Hay algunos indicios, quizás pequeños hasta la fecha, que permiten pensar que, por ahora, sí hay partido. Obviamente, nadie puede pensar que Díaz viajó a Waterloo por su cuenta y en el último minuto. La entrevista del lunes se fraguó con muchas semanas de antelación, Jaume Asens ha hablado de un mes y sabe perfectamente de lo que habla, y la Moncloa estaba perfectamente al caso de la cita en la recta final del mes de agosto. Los términos del formato estaban previamente acordados —paseo por los pasillos del Europarlamento, sala de reunión, asistentes— y perfectamente cuidados, no como se ha dicho desde alguna lectura bastante miserable para que Puigdemont tuviera unos minutos de protagonismo, sino para asegurarse el reconocimiento de la legitimidad de la figura de president en el exilio.

La negociación que plantea Puigdemont tiene dos grandes inconvenientes: el fondo de la misma y la premura del tiempo. Como condiciones previas a la negociación, plantea el reconocimiento de la legitimidad democrática del independentismo, la amnistía, el abandono permanente de la vía judicial y la creación de un mecanismo de control y verificación de los acuerdos. De estos tres puntos, el segundo requiere tiempo y el tercero es todo un trágala para los socialistas. Respecto a la amnistía, si tiramos hacia atrás los plazos para su aprobación antes de la investidura de Sánchez, querría decir que la entrada de la proposición de ley en el Congreso solo podría demorarse unas pocas semanas. El tema del verificador de los acuerdos es toda una espada de Damocles sobre el futuro gobierno y es normal que Puigdemont lo exija como condición sine qua non por la experiencia acumulada y, por lo mismo, que el PSOE trate hasta el final de esquivarlo.

Si proyectamos la mirada un poco hacia el futuro, si hay acuerdo en estos puntos, la legislatura de Sánchez quedará asegurada y la voluntad de Puigdemont es de que dure cuatro años y se puedan calendarizar en este tiempo todos los acuerdos que se puedan alcanzar. Sánchez, por su parte, no se lanzará a realizar estas concesiones previas sin tener garantizada la investidura porque su situación electoral sería entonces de una enorme debilidad. De la misma manera, la propuesta de Puigdemont de un acuerdo o compromiso histórico, que solemniza al afirmar que ningún gobierno español ha sido capaz de hacer desde la caída de Barcelona en 1714 y el decreto de Nueva Planta que abolió las instituciones catalanas, con un cierto lenguaje histórico pujolista, no puede acabar siendo un remiendo que mantenga cronificado el conflicto. Aquí entraría el derecho a ser un Estado independiente, ya que no existe una receta autonómica para resolver los problemas de Catalunya.

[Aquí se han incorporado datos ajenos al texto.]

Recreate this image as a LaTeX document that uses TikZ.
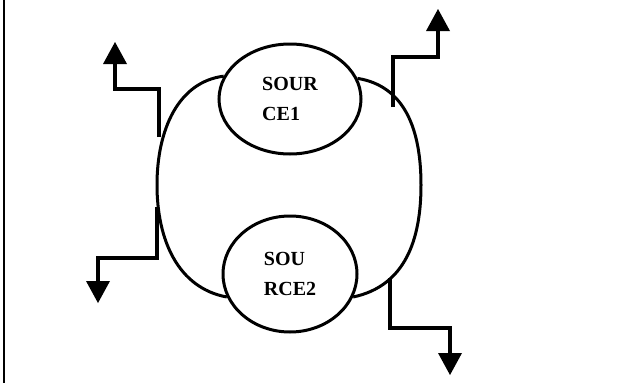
\documentclass[tikz,border=0pt]{standalone}
\usepackage{fontspec}
\setmainfont{Liberation Serif}
\usetikzlibrary{shapes.geometric,arrows.meta}
\begin{document}
\begin{tikzpicture}[x=1pt,y=-1pt,
  src/.style={ellipse,draw,line width=3pt,inner sep=0pt,align=left,
    font=\fontsize{20}{30}\selectfont\bfseries},
  oval/.style={line width=3pt},
  wire/.style={line width=4pt,
    -{Triangle[width=24pt,length=22pt,line width=0pt]}}]
\useasboundingbox (0,0) rectangle (632,383);

% frame line on the left
\draw[line width=2pt] (4.3,0) -- (4.3,383);

% the two sources
\node[src,minimum width=142pt,minimum height=110pt] (s1) at (290,99) {SOUR\\CE1};
\node[src,minimum width=134pt,minimum height=116pt] (s2) at (290,274) {SOU\\RCE2};

% outer ring joining the sources
\draw[oval] (s1.161) .. controls (178,82) and (157,130) .. (157,185)
  .. controls (157,240) and (178,288) .. (s2.200);
\draw[oval] (s1.17) .. controls (405,86) and (421,130) .. (421,185)
  .. controls (421,240) and (405,286) .. (s2.340);

% connector start points and tips
\coordinate (tl0) at (159,137);
\coordinate (tl1) at (115,42);
\coordinate (tr0) at (393,107);
\coordinate (tr1) at (438,9);
\coordinate (bl0) at (157,207);
\coordinate (bl1) at (98,303);
\coordinate (br0) at (390,278);
\coordinate (br1) at (450,375);

% stepped outputs
\draw[wire] (tl0) -- ++(0,-48) -| (tl1);
\draw[wire] (tr0) -- ++(0,-50) -| (tr1);
\draw[wire] (bl0) -- ++(0,51) -| (bl1);
\draw[wire] (br0) -- ++(0,50) -| (br1);
\end{tikzpicture}
\end{document}
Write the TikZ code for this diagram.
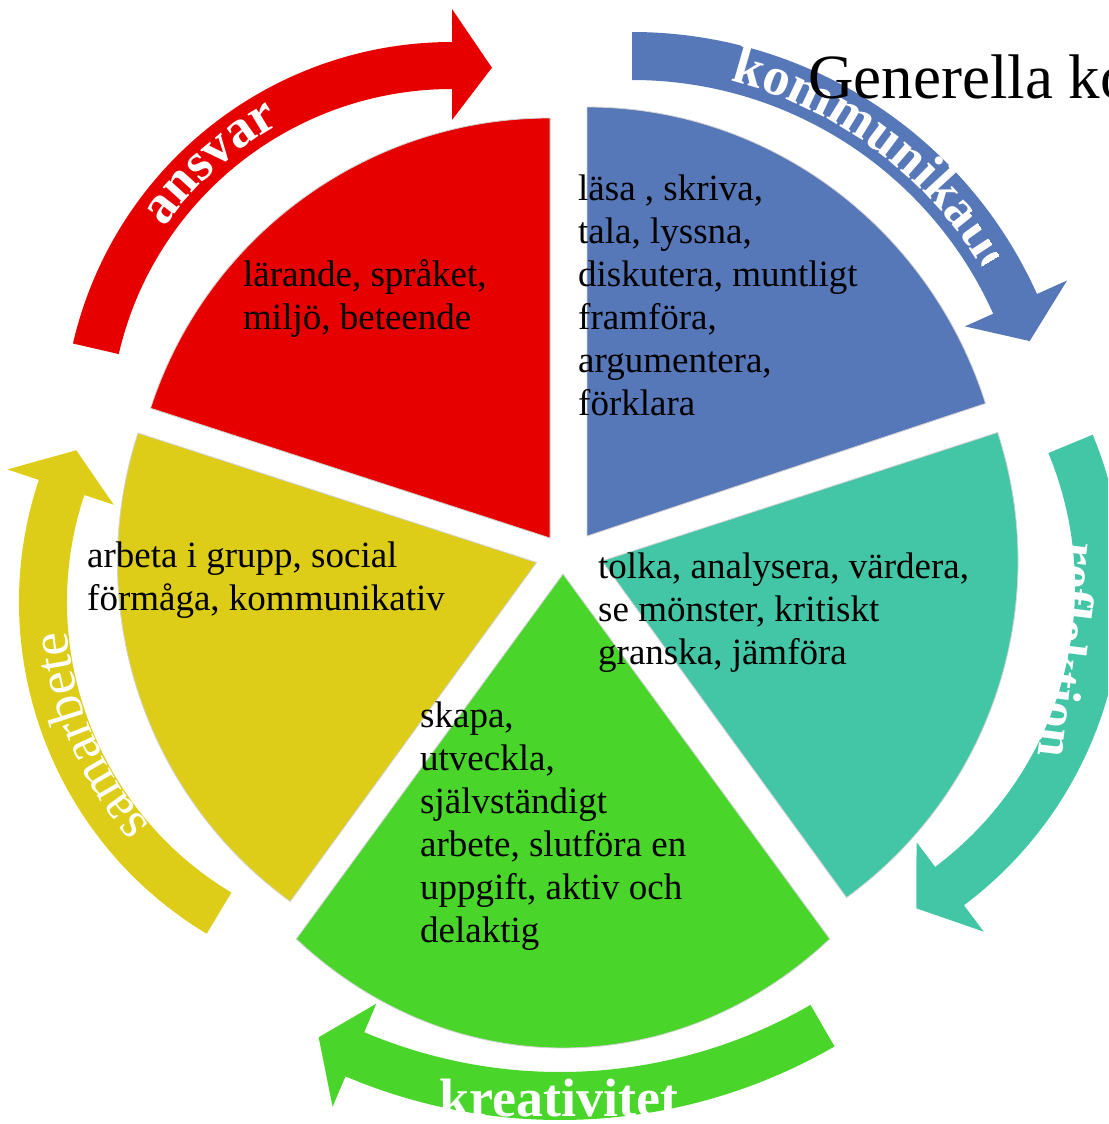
\documentclass[tikz,border=0pt]{standalone}
\usepackage{fontspec}
\setmainfont{Liberation Serif}
\usetikzlibrary{decorations.text}
\definecolor{cred}{RGB}{230,0,0}
\definecolor{cblue}{RGB}{86,119,184}
\definecolor{cteal}{RGB}{67,198,165}
\definecolor{cgreen}{RGB}{74,213,43}
\definecolor{cyellow}{RGB}{221,205,24}
\tikzset{
  wedgeline/.style={draw=gray!35, line width=0.8pt},
  wtext/.style={anchor=base west, inner sep=0pt, font=\fontsize{37}{43}\selectfont},
  alabel/.style={inner sep=0pt, text=white, font=\bfseries\fontsize{54}{60}\selectfont},
}
% wedge: apex x, apex y, start angle, end angle (tikz angles), x radius, y radius, colour
\newcommand\piewedge[7]{%
  \path[wedgeline, fill=#7] (#1,#2) -- ([shift={(#1,#2)}]#3:#5 and #6)
    arc[start angle=#3, end angle=#4, x radius=#5, y radius=#6] -- cycle;}
% arrow: centre x, centre y, inner r, outer R, tail angle, head angle, colour
\newcommand\cycarrow[7]{%
  \pgfmathsetmacro\arM{(#3+#4)/2}%
  \pgfmathsetmacro\arT{#6+40/\arM*180/pi}%
  \pgfmathsetmacro\arI{#3-31}%
  \pgfmathsetmacro\arO{#4+33}%
  \fill[#7] ([shift={(#1,#2)}]#5:#4) arc[start angle=#5, end angle=#6, radius=#4]
    -- ([shift={(#1,#2)}]#6:\arO) -- ([shift={(#1,#2)}]\arT:\arM)
    -- ([shift={(#1,#2)}]#6:\arI) -- ([shift={(#1,#2)}]#6:#3)
    arc[start angle=#6, end angle=#5, radius=#3] -- cycle;}
\begin{document}
\begin{tikzpicture}[x=1pt,y=-1pt]
\useasboundingbox (0,0) rectangle (1108,1124);
\clip (0,0) rectangle (1108,1124);

% arrows
\cycarrow{452}{431}{342}{389}{-167}{-90}{cred}
\cycarrow{632}{476}{396}{444}{-90}{-24.2}{cblue}
\cycarrow{725}{587}{350}{398}{-22.5}{53.1}{cteal}
\cycarrow{560}{571}{501}{549}{60}{113}{cgreen}
\cycarrow{406}{602}{339}{387}{-239}{-161.6}{cyellow}

% wedges
\piewedge{550}{538}{-90}{-162}{420}{420}{cred}
\piewedge{587}{536}{-18}{-90}{419}{429}{cblue}
\piewedge{602}{561}{54}{-18}{416}{416}{cteal}
\piewedge{563}{574}{129.65}{50.35}{418}{474}{cgreen}
\piewedge{536.5}{562.5}{-162}{-234}{419}{419}{cyellow}

% arrow labels
\begingroup
\bfseries\fontsize{54}{60}\selectfont
\path[decorate, decoration={text along path, text color=white, text align=center,
  text={ansvar}}]
  ([shift={(452,431)}]-172:352) arc[start angle=-172, end angle=-92, radius=352];
\begin{scope}
\clip (632,476) -- ([shift={(632,476)}]-38:700) arc[start angle=-38, end angle=-120, radius=700] -- cycle
      (632,476) -- ([shift={(632,476)}]-31:428) arc[start angle=-31, end angle=-38.5, radius=428] -- cycle;
\path[decorate, decoration={text along path, text color=white, text align=left,
  text={kommunikation}}]
  ([shift={(632,476)}]-76:407) arc[start angle=-76, end angle=-5, radius=407];
\end{scope}
\fontsize{52}{60}\selectfont
\path[decorate, decoration={text along path, text color=white, text align=center,
  text={reflektion}}]
  (1070,499) -- (1033,797);
\endgroup
\node[alabel, anchor=base] (kreat) at (558.5,1116) {kreativitet};
\begingroup
\fontsize{53}{60}\selectfont
\path[decorate, decoration={text along path, text color=white, text align=center,
  text={samarbete}}]
  ([shift={(406,602)}]-240:340) arc[start angle=-240, end angle=-166, radius=340];
\endgroup

% title
\node[anchor=base west, inner sep=0pt, font=\fontsize{63}{70}\selectfont] (title) at (808,98) {Generella ko};

% wedge texts
\foreach \t [count=\i] in {{lärande, språket,}, {miljö, beteende}}
  \node[wtext] (red\i) at (243,{286+43*(\i-1)}) {\t};
\foreach \t [count=\i] in {{läsa , skriva,}, {tala, lyssna,}, {diskutera, muntligt}, {framföra,}, {argumentera,}, {förklara}}
  \node[wtext] (blue\i) at (578,{200+43*(\i-1)}) {\t};
\foreach \t [count=\i] in {{tolka, analysera, värdera,}, {se mönster, kritiskt}, {granska, jämföra}}
  \node[wtext] (teal\i) at (598,{578+43*(\i-1)}) {\t};
\foreach \t [count=\i] in {{arbeta i grupp, social}, {förmåga, kommunikativ}}
  \node[wtext] (yel\i) at (87,{567+43*(\i-1)}) {\t};
\foreach \t [count=\i] in {{skapa,}, {utveckla,}, {självständigt}, {arbete, slutföra en}, {uppgift, aktiv och}, {delaktig}}
  \node[wtext] (green\i) at (420,{727+43*(\i-1)}) {\t};
\end{tikzpicture}
\end{document}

Si no es así, Puigdemont ya dejó claro en su conferencia que el único camino que quedaría entonces es la repetición electoral. Y que, por el inmovilismo socialista, se acabe tirando una moneda al aire que dé una segunda oportunidad a la derecha tras su fracaso el pasado 23 de julio. La partida ya tiene normas y reglamento. Ahora veremos cómo evoluciona y si los jugadores están a la altura.